Minggu, 23 Desember 2012

Perlukah LKS Dihilangkan

Oleh : Rina Rahmawati
           Guru SMK Al-Falah, Kota Bandung
           Artikel ini pernah dimuat di koran PR
           Rubrik Forum Guru, Sabtu 15 Desember 2012

Lembar Kerja Siswa (LKS) sering kali menjadi polemik di dunia pendidikan, mulai dari harga jualnya sampai muatan materi yang tidak sesuai dengan kebutuhan kompetensi yang harus dimiliki siswa.
Sebenarnya buku LKS sangat dibutuhkan baik oleh guru maupun siswa. Buku ini sangat menunjang dalam proses pembelajaran di kelas. Selain dapat dijadikan panduan, LKS juga dapat dijadikan sumber belajar siswa, melatih kemampuan dalam bentuk soal-soal.
Adanya buku LKS sangat praktis untuk mengevaluasi hasil belajar siswa secara kognitif. Guru yang tidak menggunakan LKS biasanya memberikan latihan soal-soal dengan memperbanyak atau mengkopinya. Ada juga guru yang mengharuskan siswanya untuk menulis soal. Hal ini tentu akan memakan waktu lama sehingga akan memperlambat pembelajaran selanjutnya.
Kontroversi yang terjadi disebabkan karena pembuat buku LKS bukanlah guru yang bersangkutan sehingga banyak yang menyimpang dari muatan materi. Misalnya, dalam buku LKS jasmani yang berbau pornografi. Selanjutnya, guru ingin mencari keuntungan dengan mengandalkan penerbit. Hal ini berdampak pada harga jual yang terbilang mahal bagi orang tua siswa. Berbagai hal itulah yang menyebabkan dampak negatif pada guru sehingga dianggap “pemalas”.
Ada beberapa faktor yang membuat guru enggan membuat buku LKS, diantaranya beban guru dari segi administrasi.setiap tahun ajaran baru, guru dituntut untuk dapat menyelesaikan berbagai administrasi yang begitu kompleks, mulai dari silabus, program tahunan, program semester, bahan pengajaran, media pembelajaran, alat evaluasi, dan sebagainya. Administrasi tersebut setiap tahun harus berubah.

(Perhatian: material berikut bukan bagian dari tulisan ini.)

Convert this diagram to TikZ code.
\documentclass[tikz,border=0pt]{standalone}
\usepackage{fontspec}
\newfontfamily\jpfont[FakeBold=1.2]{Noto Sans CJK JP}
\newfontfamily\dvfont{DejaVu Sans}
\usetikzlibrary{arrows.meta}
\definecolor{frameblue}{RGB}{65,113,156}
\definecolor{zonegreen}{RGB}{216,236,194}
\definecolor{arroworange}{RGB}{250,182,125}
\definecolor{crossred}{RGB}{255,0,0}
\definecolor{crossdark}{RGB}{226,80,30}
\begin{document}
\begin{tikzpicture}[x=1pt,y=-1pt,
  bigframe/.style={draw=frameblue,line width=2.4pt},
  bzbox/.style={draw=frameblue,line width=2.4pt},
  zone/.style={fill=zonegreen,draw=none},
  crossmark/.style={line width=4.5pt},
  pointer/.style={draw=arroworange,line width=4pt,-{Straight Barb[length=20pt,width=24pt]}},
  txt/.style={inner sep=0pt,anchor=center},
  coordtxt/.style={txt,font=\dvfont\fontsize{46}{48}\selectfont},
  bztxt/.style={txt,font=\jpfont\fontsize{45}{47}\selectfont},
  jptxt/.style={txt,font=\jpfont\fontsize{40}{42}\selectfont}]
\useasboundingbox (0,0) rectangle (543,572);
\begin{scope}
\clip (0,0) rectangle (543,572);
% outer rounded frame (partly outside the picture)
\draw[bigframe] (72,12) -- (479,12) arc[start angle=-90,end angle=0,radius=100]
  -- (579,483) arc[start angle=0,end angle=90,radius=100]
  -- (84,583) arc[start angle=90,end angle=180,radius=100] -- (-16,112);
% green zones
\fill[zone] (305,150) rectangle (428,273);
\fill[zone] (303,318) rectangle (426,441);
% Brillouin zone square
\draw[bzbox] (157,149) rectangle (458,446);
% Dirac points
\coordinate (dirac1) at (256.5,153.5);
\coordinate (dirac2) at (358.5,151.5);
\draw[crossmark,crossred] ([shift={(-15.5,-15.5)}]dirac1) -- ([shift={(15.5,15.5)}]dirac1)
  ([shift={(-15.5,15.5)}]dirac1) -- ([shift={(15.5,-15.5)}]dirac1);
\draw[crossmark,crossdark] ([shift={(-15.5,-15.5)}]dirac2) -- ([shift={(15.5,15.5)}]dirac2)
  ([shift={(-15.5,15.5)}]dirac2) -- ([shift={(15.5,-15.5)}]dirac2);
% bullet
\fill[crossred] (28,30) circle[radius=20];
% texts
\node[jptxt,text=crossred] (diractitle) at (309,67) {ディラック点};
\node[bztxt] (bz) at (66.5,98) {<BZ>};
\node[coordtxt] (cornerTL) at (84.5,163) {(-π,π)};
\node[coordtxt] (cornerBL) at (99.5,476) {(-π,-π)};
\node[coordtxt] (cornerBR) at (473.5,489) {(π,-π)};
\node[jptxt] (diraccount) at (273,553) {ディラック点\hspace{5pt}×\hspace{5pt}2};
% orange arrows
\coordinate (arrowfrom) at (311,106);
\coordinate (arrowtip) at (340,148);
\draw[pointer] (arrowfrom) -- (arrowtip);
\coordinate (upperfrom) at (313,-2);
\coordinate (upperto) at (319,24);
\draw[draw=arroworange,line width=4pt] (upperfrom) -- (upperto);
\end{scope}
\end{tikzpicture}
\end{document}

Apalagi jika kurikulum berubah, tentu akan menjadi beban bagi guru.
Faktor lain, beban mengajar minimal 24 jam. Kegiatan tatap muka terdiri atas kegiatan penyampaian materi pelajaran, membimbing dan melatih peserta didik terkait dengan materi pelajaran, serta menilai hasil belajar yang terintegrasi dengan pembelajaran dalam kegiatan tatap muka. Tugas guru yang sedemikian banyaknya dalam satu minggu, berhadapan dengan siswa yang dilakukan berulang-ulang dengan karakter berbeda-beda di setiap kelas, akan membuat guru kelelahan secara fisik.
Dalam proses pembelajaran, guru tidak hanya sebagai fasilitator,supervisor, dan motivator, tetapi juga melakukan evaluasi terhadap siswa. Evaluasi bisa dilakukan ketika pembelajaran berlangsung dan di akhir pembelajaran. Kegiatan guru tidak hanya di dalam kelas. Tugas guru selanjutnya adalah memeriksa hasil belajar siswa berupa ulangan harian yang harus dinilai, direkap, kemudian dianalisis.
Sebaiknya Kemendikbud mempertimbangkan berbagai hal tadi. Harapannya, pertama, buku LKS tidak dihilangkan tetapi guru dituntut membuat buku LKS sendiri karena gurulah yang tahu kemampuan siswanya. Kedua, pembuatan buku LS dijadikan kewajiban oleh setiap guru untuk menambah angka kredit, tidak hanya berupa pembuatan makalah, modul, dan sebagainya. Ketiga, administrasi guru supaya lebih disederhanakan sehingga tidak menjadi beban setiap tahun ajaran baru.
Keempat, adakan pembinaan yang berkesinambungansehingga guru tidak ketinggalan informasi yang inovatif.